GIVEN PROBLEM: From the entries below, print exactly the span beginning with the line holding "Reproduce this chart with Plotly.js." and ending with the line holding "const INK = '#000';", endpoints included, and skip any pictures.

━━━ DATA ROWS

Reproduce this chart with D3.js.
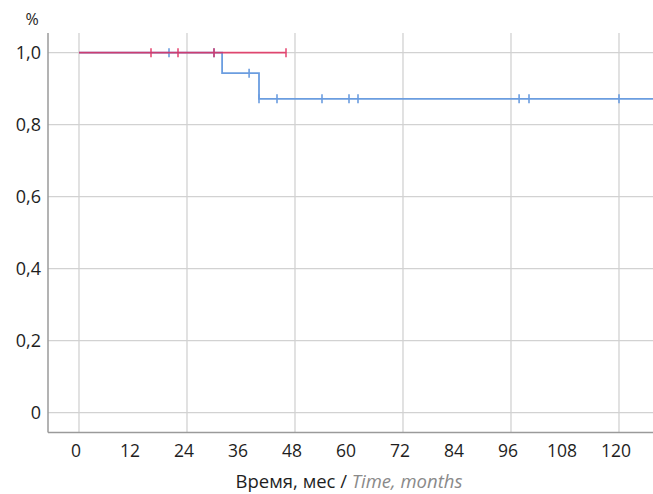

━━━━━━
━━━ DATA ROWS

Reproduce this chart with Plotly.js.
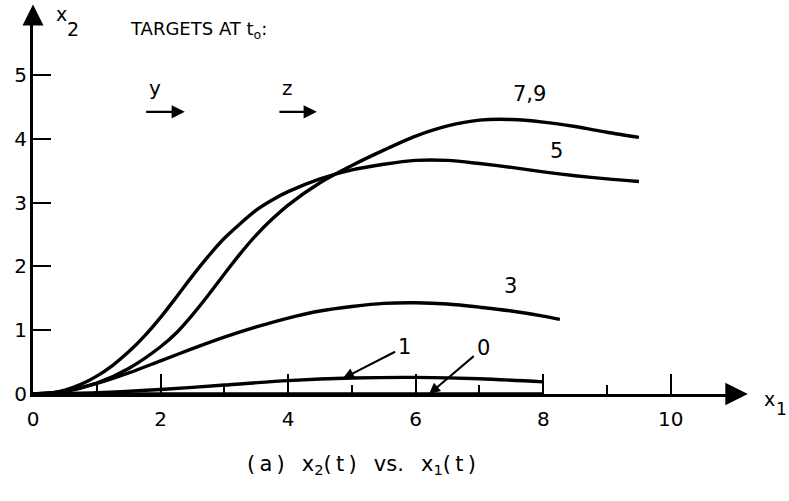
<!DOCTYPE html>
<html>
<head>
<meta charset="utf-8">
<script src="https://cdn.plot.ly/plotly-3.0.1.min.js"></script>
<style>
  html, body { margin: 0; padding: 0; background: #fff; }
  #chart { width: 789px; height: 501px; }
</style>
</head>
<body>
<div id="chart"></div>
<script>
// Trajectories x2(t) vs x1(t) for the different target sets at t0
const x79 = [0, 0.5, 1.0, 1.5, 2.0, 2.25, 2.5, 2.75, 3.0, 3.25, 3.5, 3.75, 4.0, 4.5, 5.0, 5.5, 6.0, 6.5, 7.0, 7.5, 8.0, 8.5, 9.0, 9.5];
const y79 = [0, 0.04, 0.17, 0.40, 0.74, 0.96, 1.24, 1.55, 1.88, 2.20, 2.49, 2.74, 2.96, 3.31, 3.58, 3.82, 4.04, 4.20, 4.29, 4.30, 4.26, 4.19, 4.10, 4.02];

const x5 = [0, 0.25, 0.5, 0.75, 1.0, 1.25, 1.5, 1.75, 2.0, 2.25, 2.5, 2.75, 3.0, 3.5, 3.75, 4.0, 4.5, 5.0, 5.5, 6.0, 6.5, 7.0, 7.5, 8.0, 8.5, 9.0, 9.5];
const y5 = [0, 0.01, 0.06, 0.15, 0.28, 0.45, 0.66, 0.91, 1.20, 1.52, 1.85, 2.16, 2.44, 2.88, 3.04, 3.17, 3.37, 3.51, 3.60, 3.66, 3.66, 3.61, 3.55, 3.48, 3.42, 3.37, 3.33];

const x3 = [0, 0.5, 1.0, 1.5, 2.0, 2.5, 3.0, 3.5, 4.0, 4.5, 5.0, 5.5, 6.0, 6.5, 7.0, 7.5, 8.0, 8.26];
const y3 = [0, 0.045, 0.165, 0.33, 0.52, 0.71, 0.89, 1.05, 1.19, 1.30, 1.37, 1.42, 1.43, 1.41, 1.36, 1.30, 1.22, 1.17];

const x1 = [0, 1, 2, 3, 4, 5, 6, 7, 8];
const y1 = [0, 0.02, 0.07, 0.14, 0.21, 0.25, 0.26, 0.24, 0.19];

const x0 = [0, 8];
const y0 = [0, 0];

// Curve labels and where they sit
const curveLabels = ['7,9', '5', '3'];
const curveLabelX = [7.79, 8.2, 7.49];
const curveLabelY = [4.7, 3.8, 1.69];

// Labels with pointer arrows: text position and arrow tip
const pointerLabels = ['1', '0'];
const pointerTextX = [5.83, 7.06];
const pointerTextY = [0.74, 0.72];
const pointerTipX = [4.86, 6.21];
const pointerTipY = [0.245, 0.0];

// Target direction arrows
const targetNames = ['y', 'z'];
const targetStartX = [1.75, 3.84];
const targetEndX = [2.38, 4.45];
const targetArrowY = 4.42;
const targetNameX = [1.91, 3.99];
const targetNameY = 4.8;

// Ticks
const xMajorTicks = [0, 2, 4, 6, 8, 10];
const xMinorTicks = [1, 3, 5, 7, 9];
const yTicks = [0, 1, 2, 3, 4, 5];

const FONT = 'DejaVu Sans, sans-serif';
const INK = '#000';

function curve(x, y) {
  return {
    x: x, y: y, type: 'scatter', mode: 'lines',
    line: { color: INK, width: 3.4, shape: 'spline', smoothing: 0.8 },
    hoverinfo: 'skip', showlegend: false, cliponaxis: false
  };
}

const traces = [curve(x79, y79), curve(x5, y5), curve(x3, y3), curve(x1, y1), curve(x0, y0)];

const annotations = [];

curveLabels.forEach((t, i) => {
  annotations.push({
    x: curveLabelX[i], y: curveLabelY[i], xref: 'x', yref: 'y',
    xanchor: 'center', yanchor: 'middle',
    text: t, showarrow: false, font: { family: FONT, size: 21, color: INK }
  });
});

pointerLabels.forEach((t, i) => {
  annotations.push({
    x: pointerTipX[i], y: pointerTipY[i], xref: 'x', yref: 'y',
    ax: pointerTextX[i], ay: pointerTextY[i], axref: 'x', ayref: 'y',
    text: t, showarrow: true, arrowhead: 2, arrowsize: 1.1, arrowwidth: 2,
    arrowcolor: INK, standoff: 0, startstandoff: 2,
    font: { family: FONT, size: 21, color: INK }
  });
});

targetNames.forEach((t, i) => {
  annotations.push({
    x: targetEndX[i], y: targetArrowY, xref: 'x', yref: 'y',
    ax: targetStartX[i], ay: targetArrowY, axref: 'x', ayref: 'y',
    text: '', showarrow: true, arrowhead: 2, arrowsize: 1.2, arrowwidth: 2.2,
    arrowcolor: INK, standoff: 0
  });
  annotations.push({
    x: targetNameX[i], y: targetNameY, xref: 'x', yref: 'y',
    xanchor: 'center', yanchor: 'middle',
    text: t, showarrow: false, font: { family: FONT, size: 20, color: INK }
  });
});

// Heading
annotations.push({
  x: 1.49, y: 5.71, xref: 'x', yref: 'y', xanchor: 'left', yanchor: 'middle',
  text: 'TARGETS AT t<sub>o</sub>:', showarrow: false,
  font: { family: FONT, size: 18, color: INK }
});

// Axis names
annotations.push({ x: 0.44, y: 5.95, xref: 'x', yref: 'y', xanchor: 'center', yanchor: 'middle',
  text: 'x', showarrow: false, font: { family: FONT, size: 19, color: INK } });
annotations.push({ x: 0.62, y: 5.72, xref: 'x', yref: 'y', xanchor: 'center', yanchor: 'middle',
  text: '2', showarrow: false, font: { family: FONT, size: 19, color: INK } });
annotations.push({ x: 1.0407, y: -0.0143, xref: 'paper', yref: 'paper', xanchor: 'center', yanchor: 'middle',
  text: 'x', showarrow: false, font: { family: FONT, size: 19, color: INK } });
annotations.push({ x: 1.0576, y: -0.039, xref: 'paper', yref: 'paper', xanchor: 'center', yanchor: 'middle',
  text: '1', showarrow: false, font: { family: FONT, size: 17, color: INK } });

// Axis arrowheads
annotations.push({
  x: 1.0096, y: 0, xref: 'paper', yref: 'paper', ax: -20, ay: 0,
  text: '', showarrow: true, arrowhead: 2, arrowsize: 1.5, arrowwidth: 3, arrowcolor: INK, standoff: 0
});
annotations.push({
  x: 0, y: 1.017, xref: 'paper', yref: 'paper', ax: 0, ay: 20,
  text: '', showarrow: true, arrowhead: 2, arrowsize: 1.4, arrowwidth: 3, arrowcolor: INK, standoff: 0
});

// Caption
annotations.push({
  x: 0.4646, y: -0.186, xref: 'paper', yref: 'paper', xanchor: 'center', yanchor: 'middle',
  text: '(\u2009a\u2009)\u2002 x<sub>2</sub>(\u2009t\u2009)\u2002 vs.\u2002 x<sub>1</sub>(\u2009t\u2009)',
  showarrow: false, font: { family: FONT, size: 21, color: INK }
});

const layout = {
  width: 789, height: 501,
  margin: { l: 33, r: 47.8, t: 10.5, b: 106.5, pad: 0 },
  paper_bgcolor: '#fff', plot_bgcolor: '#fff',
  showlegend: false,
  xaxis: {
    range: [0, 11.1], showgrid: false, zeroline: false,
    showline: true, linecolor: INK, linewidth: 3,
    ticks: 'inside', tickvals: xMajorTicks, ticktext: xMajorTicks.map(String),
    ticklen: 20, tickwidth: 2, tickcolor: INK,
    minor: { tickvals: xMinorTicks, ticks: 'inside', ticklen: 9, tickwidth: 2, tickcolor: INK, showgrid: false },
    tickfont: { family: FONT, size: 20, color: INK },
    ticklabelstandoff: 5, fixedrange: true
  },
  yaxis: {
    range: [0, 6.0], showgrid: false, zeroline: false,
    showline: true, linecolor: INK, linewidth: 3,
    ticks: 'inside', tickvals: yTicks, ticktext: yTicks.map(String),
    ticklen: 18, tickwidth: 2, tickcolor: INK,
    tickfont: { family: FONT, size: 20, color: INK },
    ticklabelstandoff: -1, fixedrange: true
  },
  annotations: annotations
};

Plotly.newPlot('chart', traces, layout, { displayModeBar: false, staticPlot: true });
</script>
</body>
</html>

━━━━━━

SOLVED EXERCISE:
Reproduce this chart with Plotly.js.
<!DOCTYPE html>
<html>
<head>
<meta charset="utf-8">
<script src="https://cdn.plot.ly/plotly-3.0.1.min.js"></script>
<style>
  html, body { margin: 0; padding: 0; background: #fff; }
  #chart { width: 789px; height: 501px; }
</style>
</head>
<body>
<div id="chart"></div>
<script>
// Trajectories x2(t) vs x1(t) for the different target sets at t0
const x79 = [0, 0.5, 1.0, 1.5, 2.0, 2.25, 2.5, 2.75, 3.0, 3.25, 3.5, 3.75, 4.0, 4.5, 5.0, 5.5, 6.0, 6.5, 7.0, 7.5, 8.0, 8.5, 9.0, 9.5];
const y79 = [0, 0.04, 0.17, 0.40, 0.74, 0.96, 1.24, 1.55, 1.88, 2.20, 2.49, 2.74, 2.96, 3.31, 3.58, 3.82, 4.04, 4.20, 4.29, 4.30, 4.26, 4.19, 4.10, 4.02];

const x5 = [0, 0.25, 0.5, 0.75, 1.0, 1.25, 1.5, 1.75, 2.0, 2.25, 2.5, 2.75, 3.0, 3.5, 3.75, 4.0, 4.5, 5.0, 5.5, 6.0, 6.5, 7.0, 7.5, 8.0, 8.5, 9.0, 9.5];
const y5 = [0, 0.01, 0.06, 0.15, 0.28, 0.45, 0.66, 0.91, 1.20, 1.52, 1.85, 2.16, 2.44, 2.88, 3.04, 3.17, 3.37, 3.51, 3.60, 3.66, 3.66, 3.61, 3.55, 3.48, 3.42, 3.37, 3.33];

const x3 = [0, 0.5, 1.0, 1.5, 2.0, 2.5, 3.0, 3.5, 4.0, 4.5, 5.0, 5.5, 6.0, 6.5, 7.0, 7.5, 8.0, 8.26];
const y3 = [0, 0.045, 0.165, 0.33, 0.52, 0.71, 0.89, 1.05, 1.19, 1.30, 1.37, 1.42, 1.43, 1.41, 1.36, 1.30, 1.22, 1.17];

const x1 = [0, 1, 2, 3, 4, 5, 6, 7, 8];
const y1 = [0, 0.02, 0.07, 0.14, 0.21, 0.25, 0.26, 0.24, 0.19];

const x0 = [0, 8];
const y0 = [0, 0];

// Curve labels and where they sit
const curveLabels = ['7,9', '5', '3'];
const curveLabelX = [7.79, 8.2, 7.49];
const curveLabelY = [4.7, 3.8, 1.69];

// Labels with pointer arrows: text position and arrow tip
const pointerLabels = ['1', '0'];
const pointerTextX = [5.83, 7.06];
const pointerTextY = [0.74, 0.72];
const pointerTipX = [4.86, 6.21];
const pointerTipY = [0.245, 0.0];

// Target direction arrows
const targetNames = ['y', 'z'];
const targetStartX = [1.75, 3.84];
const targetEndX = [2.38, 4.45];
const targetArrowY = 4.42;
const targetNameX = [1.91, 3.99];
const targetNameY = 4.8;

// Ticks
const xMajorTicks = [0, 2, 4, 6, 8, 10];
const xMinorTicks = [1, 3, 5, 7, 9];
const yTicks = [0, 1, 2, 3, 4, 5];

const FONT = 'DejaVu Sans, sans-serif';
const INK = '#000';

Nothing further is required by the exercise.